# WHAT YOU SHOULD DO:
Reproduce the listing below exactly, beginning with its first line and ending with the line that holds "from matplotlib.patches import Rectangle"; pictures are not part of the copy.

# DATA EXCERPT:
--- --- ---
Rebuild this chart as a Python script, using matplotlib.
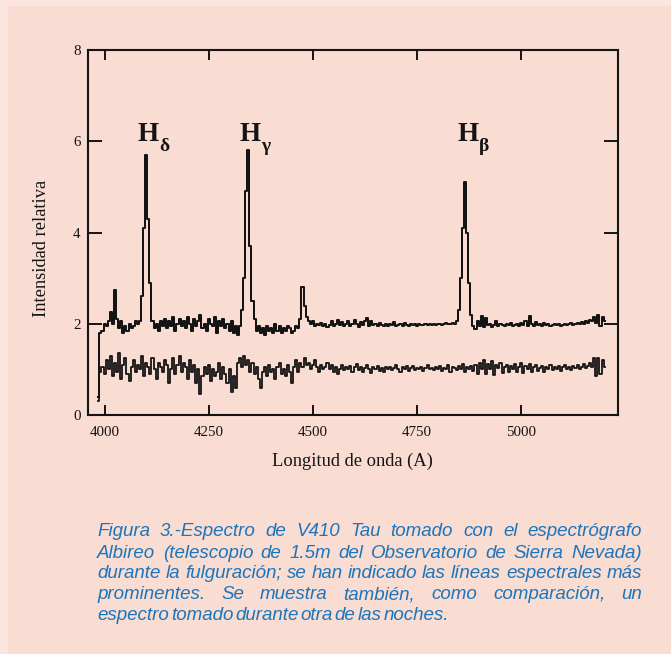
import numpy as np
import matplotlib
matplotlib.use("Agg")
import matplotlib.pyplot as plt
from matplotlib.patches import Rectangle

# ---------------- data ----------------
wave_start = 3985   # first sample, Angstrom
wave_step = 5       # sampling, Angstrom

flare = [
    0.40, 1.80, 1.85, 2.00, 1.95, 2.05, 2.25, 2.00, 2.75, 2.10, 1.90, 2.05, 1.80, 1.95, 1.85, 2.00, 1.90, 1.95, 2.05, 2.00,
    2.05, 2.60, 4.10, 5.70, 4.30, 2.90, 2.05, 1.90, 2.00, 1.85, 2.05, 1.95, 2.10, 1.90, 2.05, 1.95, 2.15, 1.85, 2.00, 2.10,
    1.95, 2.05, 1.90, 2.15, 2.00, 1.85, 2.10, 1.95, 2.05, 2.20, 1.90, 2.00, 1.85, 2.10, 2.00, 1.95, 2.15, 1.80, 2.05, 1.95,
    2.10, 1.90, 2.00, 1.85, 2.05, 1.80, 1.95, 1.75, 1.95, 2.30, 3.00, 4.90, 5.80, 3.70, 2.50, 2.10, 1.85, 1.95, 1.80, 1.90,
    1.75, 1.95, 1.85, 1.90, 1.80, 2.00, 1.85, 1.95, 1.80, 1.90, 1.85, 1.95, 1.90, 1.80, 1.85, 1.95, 1.90, 2.10, 2.80, 2.40,
    2.15, 2.05, 2.00, 2.05, 1.95, 2.00, 1.97, 2.02, 1.95, 2.00, 1.93, 1.98, 2.05, 1.95, 2.00, 2.08, 1.97, 2.03, 1.95, 2.00,
    2.05, 1.95, 2.00, 2.08, 2.00, 1.93, 2.03, 1.97, 2.05, 2.12, 1.95, 2.05, 1.98, 2.00, 1.95, 2.02, 1.97, 1.95, 2.00, 1.96,
    2.00, 1.97, 2.03, 1.95, 1.98, 2.00, 1.96, 2.02, 1.98, 1.95, 2.00, 1.97, 1.99, 1.96, 2.00, 1.98, 1.97, 2.00, 1.98, 2.00,
    1.98, 2.00, 1.97, 1.99, 2.00, 1.98, 2.00, 2.02, 1.99, 2.00, 2.02, 2.00, 2.05, 2.30, 3.00, 4.10, 5.10, 4.00, 2.90, 2.20,
    1.95, 1.88, 2.05, 1.95, 2.18, 1.92, 2.12, 1.98, 2.00, 1.93, 1.98, 2.05, 1.95, 2.00, 1.97, 1.95, 2.00, 1.97, 2.02, 1.96,
    1.98, 2.00, 1.95, 2.02, 1.97, 2.05, 1.95, 2.18, 2.00, 1.95, 2.03, 1.97, 2.00, 1.95, 2.02, 1.97, 1.99, 1.96, 1.98, 2.00,
    1.97, 1.99, 1.96, 1.98, 2.00, 1.97, 1.99, 2.01, 1.98, 2.00, 2.02, 1.99, 2.03, 2.00, 2.05, 2.02, 2.08, 2.05, 2.15, 2.02,
    2.20, 1.95, 2.15, 2.05,
]

quiet = [
    0.30, 0.95, 1.05, 0.90, 1.20, 1.00, 1.30, 0.85, 1.15, 0.95, 1.35, 0.80, 1.10, 1.25, 0.90, 0.75, 1.05, 1.20, 0.95, 1.10,
    1.00, 1.30, 0.85, 1.15, 1.05, 0.90, 1.25, 1.00, 0.80, 1.15, 1.05, 0.95, 1.20, 1.10, 0.70, 1.00, 1.25, 0.90, 1.10, 1.30,
    0.95, 1.15, 1.05, 0.80, 1.20, 0.95, 1.10, 0.70, 1.00, 0.45, 0.85, 1.05, 0.90, 1.10, 0.75, 1.00, 0.85, 0.95, 1.15, 0.80,
    1.05, 0.90, 0.70, 1.00, 0.50, 0.85, 0.60, 1.15, 1.25, 1.05, 1.30, 1.10, 1.20, 0.95, 1.15, 0.90, 1.05, 0.80, 0.60, 0.95,
    1.05, 0.85, 1.10, 0.95, 1.00, 0.80, 1.05, 1.15, 0.90, 1.00, 0.85, 1.10, 0.95, 0.70, 1.05, 1.20, 0.95, 1.15, 1.05, 1.25,
    1.10, 1.15, 1.00, 1.10, 1.20, 1.05, 0.95, 1.10, 1.00, 1.05, 1.15, 1.00, 1.10, 0.95, 1.05, 0.90, 1.00, 1.10, 0.98, 1.05,
    1.00, 1.08, 0.95, 1.05, 1.12, 0.98, 1.05, 0.95, 1.02, 1.10, 1.00, 0.93, 1.05, 1.00, 1.08, 0.97, 1.03, 0.95, 1.05, 1.00,
    1.05, 0.98, 1.03, 1.10, 1.00, 0.95, 1.05, 1.00, 1.07, 0.97, 1.02, 1.08, 0.98, 1.03, 1.00, 1.06, 0.97, 1.04, 1.10, 1.00,
    1.02, 0.98, 1.05, 1.00, 1.08, 0.97, 1.03, 1.00, 1.10, 0.95, 1.05, 1.02, 0.98, 1.07, 1.00, 1.12, 0.95, 1.05, 1.00, 1.08,
    0.97, 1.10, 0.90, 1.15, 1.00, 1.20, 0.90, 1.12, 1.00, 1.18, 0.88, 1.10, 1.02, 1.15, 0.92, 1.05, 1.10, 0.95, 1.08, 1.00,
    1.12, 0.95, 1.05, 1.15, 0.92, 1.08, 1.00, 1.12, 0.95, 1.05, 1.10, 0.97, 1.03, 1.08, 0.95, 1.05, 1.00, 1.10, 0.98, 1.05,
    1.00, 1.08, 0.97, 1.05, 1.10, 1.00, 1.05, 0.98, 1.08, 1.02, 1.10, 1.00, 1.05, 1.12, 1.02, 1.08, 1.15, 1.05, 1.25, 0.85,
    1.25, 0.90, 1.20, 1.05,
]

line_names = ["H", "H", "H"]
line_subs = ["δ", "γ", "β"]
line_label_x = [4080, 4324, 4847]

x_ticks = [4000, 4250, 4500, 4750, 5000]
y_ticks = [0, 2, 4, 6, 8]
x_label = "Longitud de onda (A)"
y_label = "Intensidad relativa"

caption_lines = [
    "Figura 3.-Espectro de V410 Tau tomado con el espectrógrafo",
    "Albireo (telescopio de 1.5m del Observatorio de Sierra Nevada)",
    "durante la fulguración; se han indicado las líneas espectrales más",
    "prominentes. Se muestra también, como comparación, un",
    "espectro tomado durante otra de las noches.",
]

# ---------------- style ----------------
plt.rcParams["font.family"] = "serif"
plt.rcParams["font.serif"] = ["Liberation Serif", "DejaVu Serif"]

W, H = 671, 654
BG = "#f9dcd2"
INK = "#141414"

fig = plt.figure(figsize=(W / 100, H / 100), dpi=100)
fig.patch.set_facecolor("#fae6de")
fig.patches.append(Rectangle((8 / W, 0), 1, 1 - 6 / H, transform=fig.transFigure,
                             facecolor=BG, edgecolor="none", zorder=-10))

left, right, top, bottom = 87.5, 618, 50, 415
ax = fig.add_axes([left / W, 1 - bottom / H, (right - left) / W, (bottom - top) / H])
ax.set_facecolor("none")

wave = wave_start + wave_step * np.arange(len(flare))
ax.plot(wave, flare, drawstyle="steps-mid", color=INK, lw=1.45)
ax.plot(wave, quiet, drawstyle="steps-mid", color=INK, lw=1.3)

ax.set_xlim(3959, 5232)
ax.set_ylim(0, 8)
ax.set_xticks(x_ticks)
ax.set_yticks(y_ticks)
ax.tick_params(axis="x", direction="in", top=True, length=7.5, width=1.4, pad=8,
               labelsize=10.8, colors=INK)
ax.tick_params(axis="y", direction="in", right=True, length=10, width=1.4, pad=5,
               labelsize=10.8, colors=INK)
for s in ax.spines.values():
    s.set_linewidth(1.5)
    s.set_color(INK)

for nm, sub, lx in zip(line_names, line_subs, line_label_x):
    ax.text(lx, 6.0, nm, fontsize=19.5, fontweight="bold", ha="left", va="baseline", color=INK)
    ax.annotate(sub, xy=(lx, 6.0), xytext=(15.5, -7.0), textcoords="offset points",
                fontsize=14, fontweight="bold", ha="left", va="baseline", color=INK)

fig.text((left + right) / 2 / W, 1 - 461 / H, x_label, fontsize=13.3,
         ha="center", va="center", color=INK)
fig.text(42 / W, 1 - 248 / H, y_label, fontsize=13.3, rotation=90,
         ha="center", va="center", color=INK)

# ---------------- justified caption ----------------
cap_props = dict(family="Liberation Sans", style="italic", fontsize=13.5, color="#1b75bc")
fig.canvas.draw()
renderer = fig.canvas.get_renderer()


def word_w(w):
    t = fig.text(0, 0, w, **cap_props)
    wd = t.get_window_extent(renderer).width
    t.remove()
    return wd


x0, x1 = 97, 642
baselines = [536.5, 557.5, 578, 599, 619.5]
for i, (line, yb) in enumerate(zip(caption_lines, baselines)):
    words = line.split(" ")
    widths = [word_w(w) for w in words]
    if i < len(caption_lines) - 1:
        gap = (x1 - x0 - sum(widths)) / (len(words) - 1)
    else:
        gap = 2.0
    x = x0
    for w, wd in zip(words, widths):
        fig.text(x / W, 1 - yb / H, w, ha="left", va="baseline", **cap_props)
        x += wd + gap

fig.savefig("out.png", dpi=100, facecolor=fig.get_facecolor())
--- --- ---
# REPLY TO THE TASK:
Rebuild this chart as a Python script, using matplotlib.
import numpy as np
import matplotlib
matplotlib.use("Agg")
import matplotlib.pyplot as plt
from matplotlib.patches import Rectangle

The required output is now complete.